Penerapan Sistem Penerimaan Murid Baru (SPMB) 2025 oleh Kementerian Pendidikan Dasar dan Menengah (Kemendikdasmen) menuai protes di Magetan, Jawa Timur. Keluhan datang dari orang tua calon siswa SDN Ngiliran, Kecamatan Panekan, yang anaknya gagal masuk sekolah karena kuota terbatas. Kejadian ini menyoroti dampak penerapan aturan rombongan belajar (rombel) yang kaku dalam sistem SPMB.
Sekolah Dasar Negeri Ngiliran hanya mampu menampung 28 siswa per kelas, sementara jumlah pendaftar mencapai 41 anak. Akibatnya, 13 calon siswa terpaksa mencari sekolah lain.
Aturan Rombel yang Kaku dan Sistem Dapodik
Kepala Dinas Pendidikan, Pemuda, dan Olahraga (Kadisdikpora) Kabupaten Magetan, Suwata, menjelaskan bahwa aturan rombel yang ditetapkan Kemendikdasmen tidak bisa diubah. Jumlah siswa per kelas di SD dibatasi 28 anak, dan di SMP 32 anak.
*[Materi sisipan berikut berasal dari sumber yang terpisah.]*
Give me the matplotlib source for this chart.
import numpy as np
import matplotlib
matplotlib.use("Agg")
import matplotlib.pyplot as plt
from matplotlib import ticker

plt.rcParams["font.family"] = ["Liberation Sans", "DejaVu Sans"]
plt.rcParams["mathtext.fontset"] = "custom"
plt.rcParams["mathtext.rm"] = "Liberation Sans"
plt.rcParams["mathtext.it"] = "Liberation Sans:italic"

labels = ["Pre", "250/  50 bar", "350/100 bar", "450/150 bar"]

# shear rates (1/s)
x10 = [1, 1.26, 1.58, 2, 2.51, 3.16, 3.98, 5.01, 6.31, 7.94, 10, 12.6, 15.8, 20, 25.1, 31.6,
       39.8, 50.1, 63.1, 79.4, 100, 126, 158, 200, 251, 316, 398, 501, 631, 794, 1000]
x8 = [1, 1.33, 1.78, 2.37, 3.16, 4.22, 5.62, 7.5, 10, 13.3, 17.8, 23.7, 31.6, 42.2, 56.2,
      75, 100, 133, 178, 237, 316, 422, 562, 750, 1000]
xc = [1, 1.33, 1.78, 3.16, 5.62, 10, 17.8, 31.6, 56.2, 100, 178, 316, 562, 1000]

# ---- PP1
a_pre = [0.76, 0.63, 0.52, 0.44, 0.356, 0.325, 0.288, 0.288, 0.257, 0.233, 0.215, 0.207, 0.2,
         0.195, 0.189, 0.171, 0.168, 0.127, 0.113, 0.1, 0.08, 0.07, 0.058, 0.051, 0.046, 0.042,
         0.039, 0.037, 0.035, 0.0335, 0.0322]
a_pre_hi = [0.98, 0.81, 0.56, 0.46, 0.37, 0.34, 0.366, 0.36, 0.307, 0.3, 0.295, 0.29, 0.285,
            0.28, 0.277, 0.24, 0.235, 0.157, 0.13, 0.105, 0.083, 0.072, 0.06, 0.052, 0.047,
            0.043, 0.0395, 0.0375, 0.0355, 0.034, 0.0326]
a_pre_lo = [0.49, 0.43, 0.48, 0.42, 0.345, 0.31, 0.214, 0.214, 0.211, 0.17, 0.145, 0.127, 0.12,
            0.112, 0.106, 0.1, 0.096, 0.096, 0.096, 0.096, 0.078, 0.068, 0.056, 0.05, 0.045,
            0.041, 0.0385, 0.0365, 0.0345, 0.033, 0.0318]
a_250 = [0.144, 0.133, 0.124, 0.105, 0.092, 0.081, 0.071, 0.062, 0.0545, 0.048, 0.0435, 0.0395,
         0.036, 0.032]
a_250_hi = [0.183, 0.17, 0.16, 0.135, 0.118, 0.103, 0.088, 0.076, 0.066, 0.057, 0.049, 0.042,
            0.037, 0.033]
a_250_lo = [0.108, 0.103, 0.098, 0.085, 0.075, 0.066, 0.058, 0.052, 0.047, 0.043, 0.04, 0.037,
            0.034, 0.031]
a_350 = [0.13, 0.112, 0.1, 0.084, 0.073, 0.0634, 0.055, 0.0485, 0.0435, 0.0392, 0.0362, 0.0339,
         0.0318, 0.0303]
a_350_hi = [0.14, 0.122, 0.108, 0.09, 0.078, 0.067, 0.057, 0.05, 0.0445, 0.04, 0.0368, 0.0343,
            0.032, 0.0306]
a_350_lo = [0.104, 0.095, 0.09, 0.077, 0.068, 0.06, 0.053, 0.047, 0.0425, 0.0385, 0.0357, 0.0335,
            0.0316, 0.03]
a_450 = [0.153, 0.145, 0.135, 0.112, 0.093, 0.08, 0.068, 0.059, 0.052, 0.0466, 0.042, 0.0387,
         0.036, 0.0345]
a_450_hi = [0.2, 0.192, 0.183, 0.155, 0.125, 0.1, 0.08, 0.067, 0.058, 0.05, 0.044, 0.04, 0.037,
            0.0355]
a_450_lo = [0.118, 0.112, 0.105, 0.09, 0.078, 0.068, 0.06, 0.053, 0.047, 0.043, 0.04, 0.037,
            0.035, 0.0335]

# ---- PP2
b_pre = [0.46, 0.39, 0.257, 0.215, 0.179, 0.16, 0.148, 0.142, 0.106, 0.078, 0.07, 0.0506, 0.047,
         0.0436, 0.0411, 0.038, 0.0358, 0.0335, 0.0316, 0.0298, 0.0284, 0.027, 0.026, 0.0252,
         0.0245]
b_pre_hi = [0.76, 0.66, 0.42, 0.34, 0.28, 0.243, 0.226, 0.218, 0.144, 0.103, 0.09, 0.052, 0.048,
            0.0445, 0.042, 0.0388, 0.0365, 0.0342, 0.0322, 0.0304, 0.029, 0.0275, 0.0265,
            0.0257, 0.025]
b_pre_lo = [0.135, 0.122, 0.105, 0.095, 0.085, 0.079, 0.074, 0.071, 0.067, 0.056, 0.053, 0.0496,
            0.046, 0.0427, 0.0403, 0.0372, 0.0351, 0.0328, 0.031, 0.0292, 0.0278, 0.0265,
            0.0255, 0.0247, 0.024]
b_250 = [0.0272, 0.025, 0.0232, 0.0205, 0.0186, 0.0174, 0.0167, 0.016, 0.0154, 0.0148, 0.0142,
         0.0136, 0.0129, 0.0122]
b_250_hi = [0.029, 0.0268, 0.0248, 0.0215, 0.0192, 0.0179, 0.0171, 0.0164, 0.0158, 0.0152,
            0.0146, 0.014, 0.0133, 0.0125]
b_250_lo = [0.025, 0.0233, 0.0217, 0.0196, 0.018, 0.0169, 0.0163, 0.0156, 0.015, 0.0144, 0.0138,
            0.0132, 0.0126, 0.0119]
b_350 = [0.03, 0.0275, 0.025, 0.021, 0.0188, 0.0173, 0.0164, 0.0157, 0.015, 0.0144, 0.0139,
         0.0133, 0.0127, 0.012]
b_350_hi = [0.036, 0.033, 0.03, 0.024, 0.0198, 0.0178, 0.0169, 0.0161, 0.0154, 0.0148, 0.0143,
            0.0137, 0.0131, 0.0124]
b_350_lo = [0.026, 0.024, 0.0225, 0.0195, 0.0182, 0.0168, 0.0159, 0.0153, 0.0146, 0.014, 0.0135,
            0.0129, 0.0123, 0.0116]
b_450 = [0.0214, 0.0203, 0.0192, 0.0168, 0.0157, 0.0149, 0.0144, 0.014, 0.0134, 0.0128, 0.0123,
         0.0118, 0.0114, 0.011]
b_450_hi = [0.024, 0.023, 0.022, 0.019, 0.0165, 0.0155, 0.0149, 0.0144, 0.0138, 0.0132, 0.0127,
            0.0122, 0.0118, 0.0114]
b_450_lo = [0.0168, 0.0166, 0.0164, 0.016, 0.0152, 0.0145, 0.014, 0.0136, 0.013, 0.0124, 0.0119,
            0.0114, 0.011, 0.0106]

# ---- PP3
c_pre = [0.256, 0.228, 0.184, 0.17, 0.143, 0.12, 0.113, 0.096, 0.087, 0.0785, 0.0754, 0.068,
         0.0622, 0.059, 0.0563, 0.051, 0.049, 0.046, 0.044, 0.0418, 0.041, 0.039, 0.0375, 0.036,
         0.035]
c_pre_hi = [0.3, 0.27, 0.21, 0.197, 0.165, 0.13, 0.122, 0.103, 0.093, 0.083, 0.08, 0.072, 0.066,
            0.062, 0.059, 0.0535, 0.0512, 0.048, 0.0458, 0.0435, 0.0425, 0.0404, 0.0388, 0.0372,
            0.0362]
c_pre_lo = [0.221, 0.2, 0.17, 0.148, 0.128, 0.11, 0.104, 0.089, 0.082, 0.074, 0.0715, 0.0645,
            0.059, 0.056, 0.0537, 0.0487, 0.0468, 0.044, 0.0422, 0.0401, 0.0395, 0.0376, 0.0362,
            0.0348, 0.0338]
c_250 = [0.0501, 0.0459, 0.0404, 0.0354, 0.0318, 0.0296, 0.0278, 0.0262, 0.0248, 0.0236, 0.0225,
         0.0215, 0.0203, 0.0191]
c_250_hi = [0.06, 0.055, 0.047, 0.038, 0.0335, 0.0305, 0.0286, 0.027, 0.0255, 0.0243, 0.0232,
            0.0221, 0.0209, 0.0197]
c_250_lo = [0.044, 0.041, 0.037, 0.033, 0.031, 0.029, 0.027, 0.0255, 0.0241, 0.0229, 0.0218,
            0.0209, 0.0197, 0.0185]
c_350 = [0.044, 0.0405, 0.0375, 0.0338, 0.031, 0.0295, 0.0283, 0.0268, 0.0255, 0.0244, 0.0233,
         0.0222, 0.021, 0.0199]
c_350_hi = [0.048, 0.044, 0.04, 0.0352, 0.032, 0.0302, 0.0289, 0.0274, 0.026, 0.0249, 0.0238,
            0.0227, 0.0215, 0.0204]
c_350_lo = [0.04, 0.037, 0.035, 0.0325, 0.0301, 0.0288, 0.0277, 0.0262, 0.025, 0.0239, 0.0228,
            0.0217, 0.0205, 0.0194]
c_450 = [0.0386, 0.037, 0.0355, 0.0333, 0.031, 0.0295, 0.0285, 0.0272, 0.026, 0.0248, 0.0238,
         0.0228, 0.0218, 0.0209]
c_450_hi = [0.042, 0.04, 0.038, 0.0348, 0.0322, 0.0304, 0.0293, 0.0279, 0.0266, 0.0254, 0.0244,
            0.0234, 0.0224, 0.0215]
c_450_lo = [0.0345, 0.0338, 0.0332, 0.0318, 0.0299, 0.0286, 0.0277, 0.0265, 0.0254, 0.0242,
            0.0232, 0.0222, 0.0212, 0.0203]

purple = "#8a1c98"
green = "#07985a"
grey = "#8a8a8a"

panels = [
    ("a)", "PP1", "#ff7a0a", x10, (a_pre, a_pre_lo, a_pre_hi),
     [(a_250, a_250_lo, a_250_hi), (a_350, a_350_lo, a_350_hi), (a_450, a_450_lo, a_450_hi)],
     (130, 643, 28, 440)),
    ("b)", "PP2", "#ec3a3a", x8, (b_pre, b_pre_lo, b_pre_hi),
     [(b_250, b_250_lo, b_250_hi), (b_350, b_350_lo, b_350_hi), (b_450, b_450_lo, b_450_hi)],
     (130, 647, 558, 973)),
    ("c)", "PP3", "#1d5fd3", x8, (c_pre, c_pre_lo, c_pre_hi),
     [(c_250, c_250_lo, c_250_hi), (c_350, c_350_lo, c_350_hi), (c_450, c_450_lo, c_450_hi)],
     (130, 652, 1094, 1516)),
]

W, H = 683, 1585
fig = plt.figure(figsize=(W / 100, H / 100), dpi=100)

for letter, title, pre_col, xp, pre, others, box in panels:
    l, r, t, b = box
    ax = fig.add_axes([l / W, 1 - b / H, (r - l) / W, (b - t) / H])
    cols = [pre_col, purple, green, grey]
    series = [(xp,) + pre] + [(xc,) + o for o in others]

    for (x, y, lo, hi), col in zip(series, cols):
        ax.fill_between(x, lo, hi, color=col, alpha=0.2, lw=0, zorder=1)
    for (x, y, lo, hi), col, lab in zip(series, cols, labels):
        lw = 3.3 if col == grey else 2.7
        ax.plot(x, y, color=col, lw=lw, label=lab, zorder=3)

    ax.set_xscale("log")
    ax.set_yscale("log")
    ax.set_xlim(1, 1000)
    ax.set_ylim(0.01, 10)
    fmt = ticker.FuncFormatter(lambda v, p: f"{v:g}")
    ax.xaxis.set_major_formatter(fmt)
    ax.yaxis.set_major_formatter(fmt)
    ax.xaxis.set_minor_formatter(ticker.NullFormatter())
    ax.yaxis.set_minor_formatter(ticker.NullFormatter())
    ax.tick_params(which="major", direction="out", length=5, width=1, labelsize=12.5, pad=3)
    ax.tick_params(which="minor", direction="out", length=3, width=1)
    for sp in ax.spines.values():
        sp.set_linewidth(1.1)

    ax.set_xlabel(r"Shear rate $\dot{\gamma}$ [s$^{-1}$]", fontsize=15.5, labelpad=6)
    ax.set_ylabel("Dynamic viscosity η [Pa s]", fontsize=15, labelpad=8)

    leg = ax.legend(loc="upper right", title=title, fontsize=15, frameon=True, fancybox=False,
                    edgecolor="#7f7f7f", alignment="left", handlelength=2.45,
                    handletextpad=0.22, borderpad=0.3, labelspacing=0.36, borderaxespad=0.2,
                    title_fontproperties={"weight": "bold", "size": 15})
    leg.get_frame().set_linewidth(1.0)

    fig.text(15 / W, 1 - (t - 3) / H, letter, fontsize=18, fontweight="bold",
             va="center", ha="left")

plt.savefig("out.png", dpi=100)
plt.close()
Sebelumnya, aplikasi Data Pokok Pendidikan (Dapodik) masih memberikan kelonggaran. Namun, sejak SPMB 2025, data rombel langsung dikunci setelah diinput, sehingga tidak ada fleksibilitas lagi.
Sistem Dapodik yang terintegrasi dengan SPMB 2025 dinilai menjadi penyebab utama masalah ini. Aplikasi yang terintegrasi dan terkunci membuat sekolah tidak dapat menerima siswa lebih dari kuota rombel yang telah ditetapkan.
Dampak terhadap Calon Siswa dan Orang Tua
Para siswa yang gagal masuk SDN Ngiliran terpaksa mencari sekolah lain, sebagian besar diarahkan ke sekolah swasta. Namun, pilihan ini tetap menjadi beban tambahan bagi orang tua siswa.
Ketidakpastian tempat bersekolah menimbulkan kekhawatiran dan kecemasan bagi orang tua. Mereka harus mencari solusi alternatif dan mempertimbangkan berbagai faktor, termasuk biaya sekolah.
Meskipun pemerintah bermaksud untuk pemerataan pendidikan lewat SPMB, realitas di lapangan menunjukkan dampak negatifnya bagi beberapa daerah. Kejadian serupa kemungkinan besar terjadi di daerah lain.
Upaya Penanganan dan Koordinasi
Pemerintah Kabupaten Magetan tengah melakukan inventarisasi masalah ini untuk dilaporkan ke Dinas Pendidikan Provinsi Jawa Timur. Mereka juga berkoordinasi dengan Balai Besar Penjaminan Mutu Pendidikan (BPMP) Jawa Timur.
Harapannya, BPMP Jawa Timur dapat menindaklanjuti permasalahan ini ke pemerintah pusat. Suwata berharap agar ada peninjauan kembali terhadap sistem SPMB 2025 untuk mengakomodir kebutuhan di lapangan.
Koordinasi intensif dengan berbagai pihak terkait sangat diperlukan. Perlu adanya solusi yang adil dan bijaksana untuk memastikan setiap anak mendapatkan haknya untuk mengenyam pendidikan.
Kejadian di Magetan ini menjadi pengingat pentingnya evaluasi dan penyesuaian sistem pendidikan agar lebih responsif terhadap kondisi di lapangan. Pemerataan pendidikan perlu diimbangi dengan fleksibilitas dan solusi yang pragmatis.
Inventarisasi data dan koordinasi yang intensif dengan berbagai pihak terkait menjadi langkah penting dalam mencari solusi terbaik. Pemerintah diharapkan dapat segera merespon keluhan masyarakat dan melakukan perbaikan sistem SPMB 2025.